Be honest, you expected this topic to have been started by Hipster, Boggers or Doffcocker. But no, I, Natasha Whittam, have decided to take the plunge and join a dating website.
I'm tired of meeting footballers, Z-list celebs, millionaires and all the other wankers I've dated over the years. What I need is a real man. One who reads The Sun or The Mirror, can put up a bookshelf, and doesn't try and burn my genitalia off.
There appears to be lots of dating websites to choose from, but they all seem to want you to sell yourself in the form of an introduction. So I've had a go and I could do with your thoughts and constructive criticism:
Do you think I'll find the future Mr Whittam?
I'm tired of meeting footballers, Z-list celebs, millionaires and all the other wankers I've dated over the years. What I need is a real man. One who reads The Sun or The Mirror, can put up a bookshelf, and doesn't try and burn my genitalia off.
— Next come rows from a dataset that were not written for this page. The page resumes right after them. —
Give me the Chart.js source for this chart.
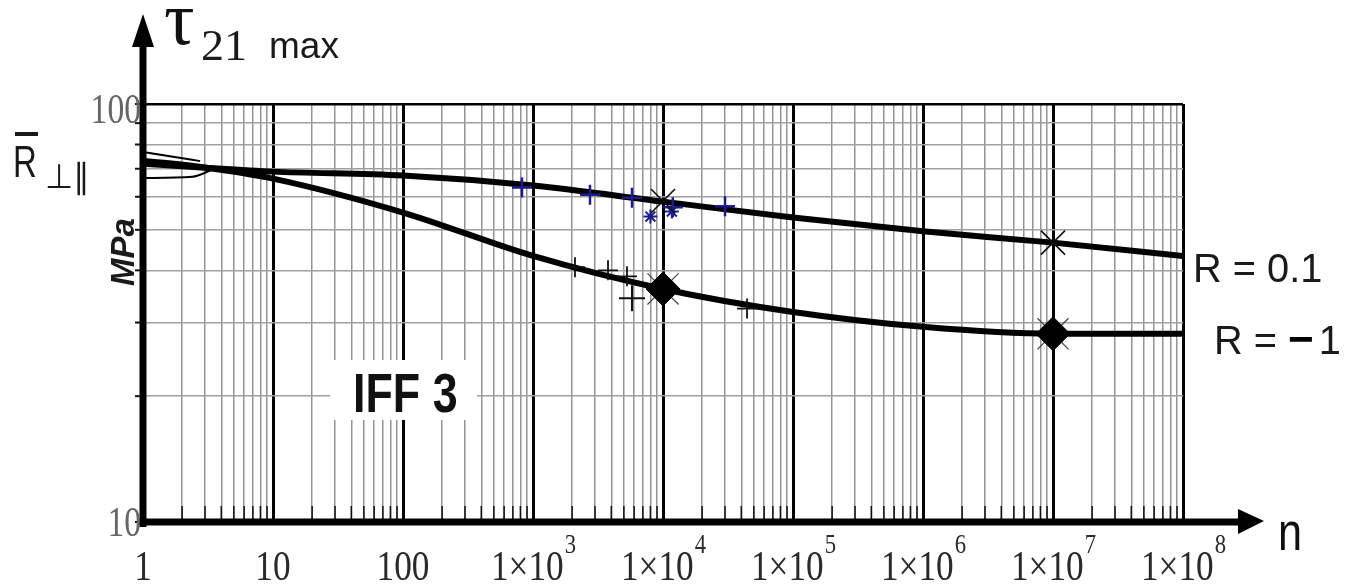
<!DOCTYPE html>
<html><head><meta charset="utf-8">
<script src="https://cdn.jsdelivr.net/npm/chart.js@4.4.0/dist/chart.umd.min.js"></script>
<style>html,body{margin:0;padding:0;background:#fff;}canvas{display:block;}</style>
</head><body>
<canvas id="c" width="1345" height="587"></canvas>
<script>
// ---- data ----
const nCurve   = [1, 3, 10, 100, 1e3, 1e4, 1e5, 1e6, 1e7, 1e8];
const tauR01   = [72.0, 70.4, 68.9, 67.4, 63.8, 58.4, 53.5, 49.6, 46.6, 43.3];
const tauRm1   = [73.2, 70.5, 66.3, 55.0, 43.3, 36.1, 31.8, 29.3, 28.2, 28.2];
const nFitUp   = [1, 1.8, 2.75];
const tauFitUp = [76.8, 74.6, 73.0];
const nFitLo   = [1, 2.4, 3.4];
const tauFitLo = [66.5, 67.0, 69.6];
const nTestR01   = [823, 2744, 5775, 11900, 30000];
const tauTestR01 = [63.1, 60.7, 59.7, 56.6, 56.9];
const nStarR01   = [8000, 11700];
const tauStarR01 = [53.8, 55.3];
const nTestRm1   = [2104, 3776, 5285, 44300];
const tauTestRm1 = [40.7, 40.0, 38.7, 32.4];
const nBigPlus   = [5775];
const tauBigPlus = [34.3];
const nMeanR01   = [1e4, 1e7];
const tauMeanR01 = [58.6, 46.6];
const nMeanRm1   = [1e4, 1e7];
const tauMeanRm1 = [36.1, 28.2];
const xDecades = [1, 10, 100, 1e3, 1e4, 1e5, 1e6, 1e7, 1e8];
const xTickBase = ['1', '10', '100', '1×10', '1×10', '1×10', '1×10', '1×10', '1×10'];
const xTickSup  = ['', '', '', '3', '4', '5', '6', '7', '8'];
const yDecades = [10, 100];
const yTickLabels = ['10', '100'];
const seriesLabels = ['R = 0.1', 'R = − 1'];

const pts = (xs, ys) => xs.map((x, i) => ({x, y: ys[i]}));
const isDecade = v => Math.abs(Math.log10(v) - Math.round(Math.log10(v))) < 1e-9;
function gridValues(decs) {
  const out = [];
  for (let i = 0; i < decs.length - 1; i++) for (let d = 1; d <= 9; d++) out.push(decs[i] * d);
  out.push(decs[decs.length - 1]);
  return out;
}
const xGrid = gridValues(xDecades);
const yGrid = gridValues(yDecades);

function txt(ctx, s, x, y, font, color, align, sx, sy) {
  ctx.save();
  ctx.font = font; ctx.fillStyle = color; ctx.textBaseline = 'alphabetic';
  ctx.textAlign = align || 'left';
  ctx.translate(x, y); ctx.scale(sx || 1, sy || 1);
  ctx.fillText(s, 0, 0);
  ctx.restore();
}

const deco = {
  id: 'deco',
  afterDatasetsDraw(chart) {
    const ctx = chart.ctx, xs = chart.scales.x, ys = chart.scales.y;
    const x0 = xs.getPixelForValue(1), yb = ys.getPixelForValue(10);
    ctx.save();
    ctx.strokeStyle = '#111'; ctx.lineWidth = 1.5;
    xGrid.forEach(v => { if (!isDecade(v)) { const p = xs.getPixelForValue(v);
      ctx.beginPath(); ctx.moveTo(p, yb - 16); ctx.lineTo(p, yb); ctx.stroke(); } });
    ctx.lineWidth = 2;
    yGrid.forEach(v => { const p = ys.getPixelForValue(v);
      ctx.beginPath(); ctx.moveTo(x0 - 8, p); ctx.lineTo(x0, p); ctx.stroke(); });
    ctx.fillStyle = '#000'; ctx.strokeStyle = '#000'; ctx.lineWidth = 7;
    ctx.beginPath(); ctx.moveTo(x0, yb + 5); ctx.lineTo(x0, 42); ctx.stroke();
    ctx.beginPath(); ctx.moveTo(x0 - 4, yb); ctx.lineTo(1245, yb); ctx.stroke();
    ctx.beginPath(); ctx.moveTo(x0, 14); ctx.lineTo(x0 - 11, 47); ctx.lineTo(x0 + 11, 47); ctx.closePath(); ctx.fill();
    ctx.beginPath(); ctx.moveTo(1264, yb - 1); ctx.lineTo(1238, yb - 13); ctx.lineTo(1238, yb + 12); ctx.closePath(); ctx.fill();
    ctx.restore();
  },
  afterDraw(chart) {
    const ctx = chart.ctx, xs = chart.scales.x, ys = chart.scales.y;
    const serif = 'Liberation Serif', sans = 'Liberation Sans';
    const fMain = '42px "' + serif + '"', fSup = '27px "' + serif + '"', sxL = 0.84;
    xDecades.forEach((v, i) => {
      const p = xs.getPixelForValue(v);
      ctx.font = fMain;
      const w1 = ctx.measureText(xTickBase[i]).width * sxL;
      ctx.font = fSup;
      const w2 = xTickSup[i] ? ctx.measureText(xTickSup[i]).width * sxL : 0;
      const start = p - (w1 + w2) / 2;
      txt(ctx, xTickBase[i], start, 580, fMain, '#2a2a2a', 'left', sxL, 1);
      if (xTickSup[i]) txt(ctx, xTickSup[i], start + w1 + 1, 553, fSup, '#2a2a2a', 'left', sxL, 1);
    });
    const x0 = xs.getPixelForValue(1);
    txt(ctx, yTickLabels[1], x0 - 2, ys.getPixelForValue(100) + 19, '42px "' + serif + '"', '#666', 'right', 0.8, 1);
    txt(ctx, yTickLabels[0], x0 - 2, ys.getPixelForValue(10) + 14, '42px "' + serif + '"', '#666', 'right', 0.8, 1);
    // y title
    txt(ctx, 'τ', 164, 44, '76px "' + serif + '"', '#111', 'left', 1, 1);
    txt(ctx, '21', 201, 60, '44px "' + serif + '"', '#1a1a1a', 'left', 1.05, 1);
    txt(ctx, 'max', 269, 58, '37px "' + sans + '"', '#1a1a1a', 'left', 1, 1);
    // R-bar perp par
    txt(ctx, 'R', 13, 177, '44px "' + sans + '"', '#1a1a1a', 'left', 0.75, 1);
    ctx.save(); ctx.fillStyle = '#1a1a1a'; ctx.fillRect(15, 132, 23, 4); ctx.restore();
    txt(ctx, '⊥∥', 45, 188, '34px "DejaVu Sans"', '#1a1a1a', 'left', 0.95, 1);
    // MPa
    ctx.save(); ctx.translate(134, 252); ctx.rotate(-Math.PI / 2);
    txt(ctx, 'MPa', 0, 0, 'italic bold 33px "' + sans + '"', '#1a1a1a', 'center', 1, 1);
    ctx.restore();
    // IFF 3
    ctx.save(); ctx.fillStyle = '#fff'; ctx.fillRect(330, 360, 147, 60); ctx.restore();
    txt(ctx, 'IFF 3', 353, 412, 'bold 56px "' + sans + '"', '#111', 'left', 0.8, 1);
    // series labels
    txt(ctx, seriesLabels[0], 1193, 282, '41px "' + sans + '"', '#1a1a1a', 'left', 0.97, 1);
    txt(ctx, 'R = ', 1214, 354, '41px "' + sans + '"', '#1a1a1a', 'left', 0.97, 1);
    ctx.font = '41px "' + sans + '"';
    const wR = ctx.measureText('R = ').width * 0.97;
    txt(ctx, '−', 1214 + wR, 354, 'bold 44px "' + sans + '"', '#000', 'left', 1, 1);
    ctx.font = 'bold 44px "' + sans + '"';
    const wM = ctx.measureText('−').width;
    txt(ctx, ' 1', 1214 + wR + wM - 6, 354, '41px "' + sans + '"', '#1a1a1a', 'left', 0.97, 1);
    txt(ctx, 'n', 1278, 550, '54px "' + sans + '"', '#111', 'left', 0.8, 1);
  }
};

const lineDs = (label, data, w, order) => ({
  label, data, showLine: true, borderColor: '#000', borderWidth: w, pointRadius: 0,
  tension: 0.35, cubicInterpolationMode: 'monotone', order, fill: false
});
const markDs = (label, data, style, r, color, bw, fillc, order) => ({
  label, data, showLine: false, pointStyle: style, pointRadius: r, pointBorderColor: color,
  pointBackgroundColor: fillc || color, pointBorderWidth: bw, order
});

new Chart(document.getElementById('c'), {
  type: 'scatter',
  data: {
    datasets: [
      markDs('mean R=-1 diamond', pts(nMeanRm1, tauMeanRm1), 'rectRot', 17, '#000', 1, '#000', 0),
      markDs('mean R=-1 cross', pts(nMeanRm1, tauMeanRm1), 'crossRot', 22, '#444', 1.2, null, 1),
      markDs('mean R=0.1', pts(nMeanR01, tauMeanR01), 'crossRot', 17, '#111', 1.6, null, 1),
      markDs('tests R=0.1', pts(nTestR01, tauTestR01), 'cross', 10, '#1c1c8a', 2.5, null, 1),
      markDs('tests R=0.1 b', pts(nStarR01, tauStarR01), 'star', 7, '#1c1c8a', 2, null, 1),
      markDs('tests R=-1', pts(nTestRm1, tauTestRm1), 'cross', 10, '#111', 1.8, null, 1),
      markDs('tests R=-1 big', pts(nBigPlus, tauBigPlus), 'cross', 13, '#111', 2, null, 1),
      lineDs('R = 0.1', pts(nCurve, tauR01), 6, 2),
      lineDs('R = -1', pts(nCurve, tauRm1), 6, 2),
      lineDs('fit upper', pts(nFitUp, tauFitUp), 2, 2),
      lineDs('fit lower', pts(nFitLo, tauFitLo), 2, 2)
    ]
  },
  options: {
    responsive: false, animation: false, devicePixelRatio: 1,
    layout: { padding: { left: 143, right: 162, top: 104, bottom: 65 } },
    plugins: { legend: { display: false }, tooltip: { enabled: false } },
    scales: {
      x: {
        type: 'logarithmic', min: 1, max: 1e8,
        afterBuildTicks: s => { s.ticks = xGrid.map(v => ({ value: v })); },
        ticks: { display: false, autoSkip: false },
        border: { display: false },
        grid: { drawTicks: false,
          color: c => isDecade(c.tick.value) ? '#000' : '#949494',
          lineWidth: c => isDecade(c.tick.value) ? 3 : 1.5 }
      },
      y: {
        type: 'logarithmic', min: 10, max: 100,
        afterBuildTicks: s => { s.ticks = yGrid.map(v => ({ value: v })); },
        ticks: { display: false, autoSkip: false },
        border: { display: false },
        grid: { drawTicks: false,
          color: c => isDecade(c.tick.value) ? '#000' : '#a0a0a0',
          lineWidth: c => isDecade(c.tick.value) ? 2.5 : 1.5 }
      }
    }
  },
  plugins: [deco]
});
</script>
</body></html>
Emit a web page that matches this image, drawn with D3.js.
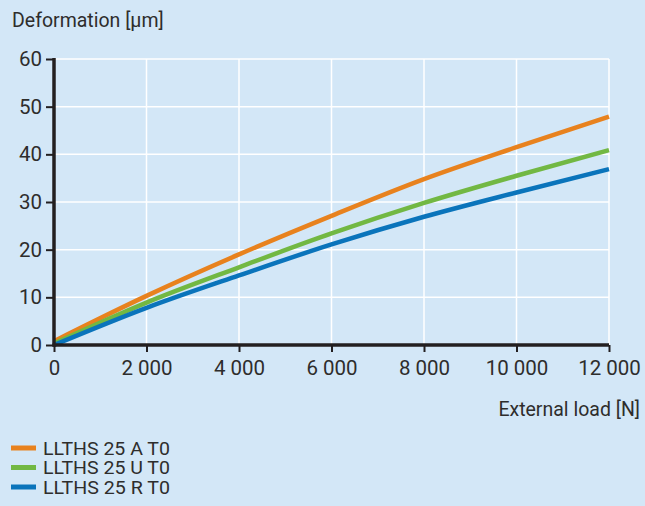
<!DOCTYPE html>
<html><head><meta charset="utf-8">
<script src="https://cdn.jsdelivr.net/npm/d3@7"></script>
<style>
html,body{margin:0;padding:0;background:#d3e7f7;}
svg{display:block;}
text{font-family:"Liberation Sans Narrow","Roboto","DejaVu Sans Condensed",sans-serif;fill:#2e2d2c;}
</style></head>
<body>
<svg id="c" width="645" height="506"></svg>
<script>
const loads = [0, 2000, 4000, 6000, 8000, 10000, 12000];
const seriesNames = ["LLTHS 25 A T0", "LLTHS 25 U T0", "LLTHS 25 R T0"];
const seriesA = [0.8, 10.3, 19.0, 27.1, 34.8, 41.5, 47.9];
const seriesU = [0.3, 8.9, 16.3, 23.4, 29.8, 35.5, 40.9];
const seriesR = [0.0, 7.8, 14.6, 21.1, 26.9, 32.0, 36.9];
const colors = ["#e8821e", "#72b843", "#0a74bb"];
const xTicks = [0, 2000, 4000, 6000, 8000, 10000, 12000];
const yTicks = [0, 10, 20, 30, 40, 50, 60];

const svg = d3.select("#c");
const W = 645, H = 506;
svg.append("rect").attr("width", W).attr("height", H).attr("fill", "#d3e7f7");

const x = d3.scaleLinear().domain([0, 12000]).range([54, 609]);
const y = d3.scaleLinear().domain([0, 60]).range([345, 59]);
const fmt = d3.formatLocale({decimal: ".", thousands: " ", grouping: [3], currency: ["", ""]}).format(",d");

// grid
const g = svg.append("g");
g.selectAll(".vg").data(xTicks.filter(d => d > 0)).join("line")
  .attr("x1", d => x(d)).attr("x2", d => x(d)).attr("y1", y(60)).attr("y2", y(0))
  .attr("stroke", "#fff").attr("stroke-width", 1.5);
g.selectAll(".hg").data(yTicks.filter(d => d > 0)).join("line")
  .attr("x1", x(0)).attr("x2", x(12000)).attr("y1", d => y(d)).attr("y2", d => y(d))
  .attr("stroke", "#fff").attr("stroke-width", 1.5);

// lines
const line = d3.line().x((d, i) => x(loads[i])).y(d => y(d)).curve(d3.curveMonotoneX);
[seriesA, seriesU, seriesR].forEach((s, i) => {
  svg.append("path").datum(s).attr("d", line).attr("fill", "none")
    .attr("stroke", colors[i]).attr("stroke-width", 4.5).attr("stroke-linecap", "butt");
});

// axes
const axisColor = "#231f20";
const yAxis = svg.append("g").attr("transform", `translate(${x(0)},0)`)
  .call(d3.axisLeft(y).tickValues(yTicks).tickSize(8).tickPadding(4).tickFormat(d3.format("d")));
const xAxis = svg.append("g").attr("transform", `translate(0,${y(0)})`)
  .call(d3.axisBottom(x).tickValues(xTicks).tickSize(7).tickPadding(8).tickFormat(fmt));
[yAxis, xAxis].forEach(a => {
  a.select(".domain").remove();
  a.selectAll(".tick line").attr("stroke", axisColor).attr("stroke-width", 2);
  a.selectAll(".tick text").attr("fill", "#2e2d2c").style("font-size", "20.5px")
    .style("font-family", '"Liberation Sans Narrow","Roboto",sans-serif');
});
svg.append("line").attr("x1", x(0)).attr("x2", x(0)).attr("y1", y(60) - 1).attr("y2", y(0) + 1.5)
  .attr("stroke", axisColor).attr("stroke-width", 3.5);
svg.append("line").attr("x1", x(0) - 1.5).attr("x2", x(12000)).attr("y1", y(0)).attr("y2", y(0))
  .attr("stroke", axisColor).attr("stroke-width", 3.5);

// titles
svg.append("text").attr("x", 12).attr("y", 27).style("font-size", "19.5px").text("Deformation [µm]");
svg.append("text").attr("x", 640).attr("y", 416).attr("text-anchor", "end").style("font-size", "19.5px").text("External load [N]");

// legend
const lg = svg.append("g");
seriesNames.forEach((n, i) => {
  const cy = 448 + i * 19.5;
  lg.append("line").attr("x1", 11).attr("x2", 36).attr("y1", cy).attr("y2", cy)
    .attr("stroke", colors[i]).attr("stroke-width", 5);
  lg.append("text").attr("x", 43).attr("y", cy + 7).style("font-size", "16.5px")
    .attr("textLength", 127).attr("lengthAdjust", "spacingAndGlyphs")
    .attr("transform", `translate(0,${cy + 7}) scale(1,1.15) translate(0,${-(cy + 7)})`)
    .text(n);
});
</script>
</body></html>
There appears to be lots of dating websites to choose from, but they all seem to want you to sell yourself in the form of an introduction. So I've had a go and I could do with your thoughts and constructive criticism:
Natasha wrote:Hot Businesswoman of the Year, 29, seeks real man for marriage, children and cuddles. I like Vimto, Twirls and Rob Earnshaw. You must be aged 28-45, own your own teeth, be able to do manly things like build and mend, although men with blow-torches will be ignored.
Do you think I'll find the future Mr Whittam?